---------- SUPPLIED DATA

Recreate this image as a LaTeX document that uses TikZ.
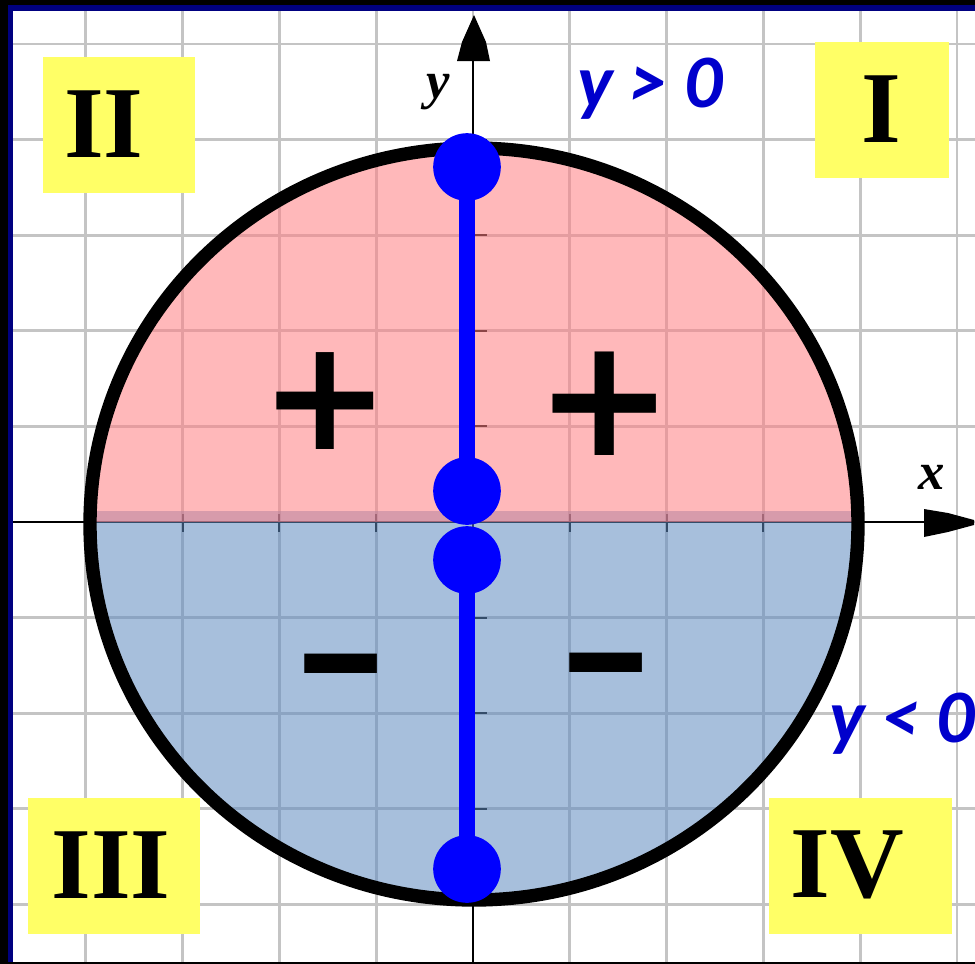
\documentclass[tikz,border=0pt]{standalone}
\usepackage{fontspec}
\setmainfont{Liberation Serif}
\newfontfamily\calfont{Carlito}
\newfontfamily\djfont{DejaVu Sans}
\definecolor{navyb}{RGB}{0,0,128}
\definecolor{gridc}{RGB}{196,196,196}
\definecolor{pinkc}{RGB}{255,126,131}
\definecolor{bluec}{RGB}{95,139,193}
\definecolor{yelc}{RGB}{255,255,102}
\definecolor{txtblue}{RGB}{0,0,204}
\definecolor{dotblue}{RGB}{0,0,255}
\begin{document}
\begin{tikzpicture}[x=0.02cm,y=-0.02cm,
  gridline/.style={draw=gridc, line width=1.7pt},
  axisline/.style={draw=black, line width=1.7pt},
  tickline/.style={draw=black, line width=1.2pt},
  bdot/.style={circle, fill=dotblue, draw=none, minimum size=38.5pt, inner sep=0pt},
  bbar/.style={draw=dotblue, line width=9.1pt},
  roman/.style={font=\bfseries\fontsize{58}{58}\selectfont, inner sep=0pt},
  yelbox/.style={fill=yelc},
  axlabel/.style={font=\bfseries\itshape\fontsize{30}{30}\selectfont, inner sep=0pt},
  cond/.style={font=\calfont\bfseries\itshape\fontsize{43}{43}\selectfont, text=txtblue, anchor=base west, inner sep=0pt},
  signp/.style={font=\djfont\bfseries\fontsize{88}{88}\selectfont, inner sep=0pt},
  signm/.style={font=\djfont\bfseries\fontsize{66}{66}\selectfont, inner sep=0pt}]
\useasboundingbox (0,0) rectangle (975,964);
% frame
\fill[black] (0,0) rectangle (975,964);
\fill[navyb] (8,5) rectangle (975,962);
\fill[white] (13,11) rectangle (975,962);
% grid
\begin{scope}
\clip (13,11) rectangle (975,962);
\foreach \k in {-4,...,5} { \draw[gridline] ({473+96.8*\k},11) -- ({473+96.8*\k},962); }
\foreach \k in {-5,...,4} { \draw[gridline] (13,{522+95.6*\k}) -- (975,{522+95.6*\k}); }
\end{scope}
% axes
\draw[axisline] (13,522) -- (926,522);
\draw[axisline] (473,964) -- (473,58);
\foreach \k in {-3,-2,-1,1,2,3} { \draw[tickline] ({473+96.8*\k},514) -- ({473+96.8*\k},532); }
\foreach \k in {-4,-3,-2,-1,1,2,3} { \draw[tickline] (473,{522+95.6*\k}) -- (487,{522+95.6*\k}); }
% half-disc fills
\begin{scope}
\clip (0,511) rectangle (975,964);
\fill[bluec, fill opacity=0.55] (474,524) ellipse [x radius=384, y radius=376];
\end{scope}
\begin{scope}
\clip (0,0) rectangle (975,521);
\fill[pinkc, fill opacity=0.55] (474,524) ellipse [x radius=384, y radius=376];
\end{scope}
% circle outline
\draw[black, line width=7.6pt] (474,524) ellipse [x radius=384, y radius=376];
% arrowheads
\fill[black] (924,509) -- (948,513) -- (974,520) -- (974,525) -- (948,532) -- (924,537) -- cycle;
\fill[black] (474,15) -- (486,42) -- (490,61) -- (457,61) -- (462,42) -- cycle;
% axis labels
\node[axlabel] (xl) at (932,477) {x};
\node[axlabel] (yl) at (438,92) {y};
% blue segments
\node[bdot] (d1) at (467,167) {};
\node[bdot] (d2) at (467,491) {};
\node[bdot] (d3) at (467,560) {};
\node[bdot] (d4) at (467,869) {};
\draw[bbar] (d1.center) -- (d2.center);
\draw[bbar] (d3.center) -- (d4.center);
% signs
\node[signp] (p1) at (325,401) {+};
\node[signp, font=\djfont\bfseries\fontsize{94}{94}\selectfont] (p2) at (605,404) {+};
\node[signm] (m1) at (341,685) {\scalebox{1}[1.45]{−}};
\node[signm] (m2) at (606,684) {\scalebox{1}[1.45]{−}};
% quadrant boxes
\fill[yelbox] (43,57) rectangle (195,193);
\fill[yelbox] (815,42) rectangle (949,178);
\fill[yelbox] (28,798) rectangle (200,934);
\fill[yelbox] (769,798) rectangle (952,934);
\node[roman] (q2) at (104,124) {II};
\node[roman] (q1) at (881,109) {I};
\node[roman] (q3) at (111,865) {III};
\node[roman] (q4) at (847,865) {IV};
% conditions
\node[cond] (ypos) at (577,107) {y > 0};
\node[cond] (yneg) at (829,742) {y < 0};
\end{tikzpicture}
\end{document}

--------------------

> [YOUR OBJECTIVE]
Return the material word for word. Pictures are not part of the copy.

> [RESULT FOR THIS TASK]
Recreate this image as a LaTeX document that uses TikZ.
\documentclass[tikz,border=0pt]{standalone}
\usepackage{fontspec}
\setmainfont{Liberation Serif}
\newfontfamily\calfont{Carlito}
\newfontfamily\djfont{DejaVu Sans}
\definecolor{navyb}{RGB}{0,0,128}
\definecolor{gridc}{RGB}{196,196,196}
\definecolor{pinkc}{RGB}{255,126,131}
\definecolor{bluec}{RGB}{95,139,193}
\definecolor{yelc}{RGB}{255,255,102}
\definecolor{txtblue}{RGB}{0,0,204}
\definecolor{dotblue}{RGB}{0,0,255}
\begin{document}
\begin{tikzpicture}[x=0.02cm,y=-0.02cm,
  gridline/.style={draw=gridc, line width=1.7pt},
  axisline/.style={draw=black, line width=1.7pt},
  tickline/.style={draw=black, line width=1.2pt},
  bdot/.style={circle, fill=dotblue, draw=none, minimum size=38.5pt, inner sep=0pt},
  bbar/.style={draw=dotblue, line width=9.1pt},
  roman/.style={font=\bfseries\fontsize{58}{58}\selectfont, inner sep=0pt},
  yelbox/.style={fill=yelc},
  axlabel/.style={font=\bfseries\itshape\fontsize{30}{30}\selectfont, inner sep=0pt},
  cond/.style={font=\calfont\bfseries\itshape\fontsize{43}{43}\selectfont, text=txtblue, anchor=base west, inner sep=0pt},
  signp/.style={font=\djfont\bfseries\fontsize{88}{88}\selectfont, inner sep=0pt},
  signm/.style={font=\djfont\bfseries\fontsize{66}{66}\selectfont, inner sep=0pt}]
\useasboundingbox (0,0) rectangle (975,964);
% frame
\fill[black] (0,0) rectangle (975,964);
\fill[navyb] (8,5) rectangle (975,962);
\fill[white] (13,11) rectangle (975,962);
% grid
\begin{scope}
\clip (13,11) rectangle (975,962);
\foreach \k in {-4,...,5} { \draw[gridline] ({473+96.8*\k},11) -- ({473+96.8*\k},962); }
\foreach \k in {-5,...,4} { \draw[gridline] (13,{522+95.6*\k}) -- (975,{522+95.6*\k}); }
\end{scope}
% axes
\draw[axisline] (13,522) -- (926,522);
\draw[axisline] (473,964) -- (473,58);
\foreach \k in {-3,-2,-1,1,2,3} { \draw[tickline] ({473+96.8*\k},514) -- ({473+96.8*\k},532); }
\foreach \k in {-4,-3,-2,-1,1,2,3} { \draw[tickline] (473,{522+95.6*\k}) -- (487,{522+95.6*\k}); }
% half-disc fills
\begin{scope}
\clip (0,511) rectangle (975,964);
\fill[bluec, fill opacity=0.55] (474,524) ellipse [x radius=384, y radius=376];
\end{scope}
\begin{scope}
\clip (0,0) rectangle (975,521);
\fill[pinkc, fill opacity=0.55] (474,524) ellipse [x radius=384, y radius=376];
\end{scope}
% circle outline
\draw[black, line width=7.6pt] (474,524) ellipse [x radius=384, y radius=376];
% arrowheads
\fill[black] (924,509) -- (948,513) -- (974,520) -- (974,525) -- (948,532) -- (924,537) -- cycle;
\fill[black] (474,15) -- (486,42) -- (490,61) -- (457,61) -- (462,42) -- cycle;
% axis labels
\node[axlabel] (xl) at (932,477) {x};
\node[axlabel] (yl) at (438,92) {y};
% blue segments
\node[bdot] (d1) at (467,167) {};
\node[bdot] (d2) at (467,491) {};
\node[bdot] (d3) at (467,560) {};
\node[bdot] (d4) at (467,869) {};
\draw[bbar] (d1.center) -- (d2.center);
\draw[bbar] (d3.center) -- (d4.center);
% signs
\node[signp] (p1) at (325,401) {+};
\node[signp, font=\djfont\bfseries\fontsize{94}{94}\selectfont] (p2) at (605,404) {+};
\node[signm] (m1) at (341,685) {\scalebox{1}[1.45]{−}};
\node[signm] (m2) at (606,684) {\scalebox{1}[1.45]{−}};
% quadrant boxes
\fill[yelbox] (43,57) rectangle (195,193);
\fill[yelbox] (815,42) rectangle (949,178);
\fill[yelbox] (28,798) rectangle (200,934);
\fill[yelbox] (769,798) rectangle (952,934);
\node[roman] (q2) at (104,124) {II};
\node[roman] (q1) at (881,109) {I};
\node[roman] (q3) at (111,865) {III};
\node[roman] (q4) at (847,865) {IV};
% conditions
\node[cond] (ypos) at (577,107) {y > 0};
\node[cond] (yneg) at (829,742) {y < 0};
\end{tikzpicture}
\end{document}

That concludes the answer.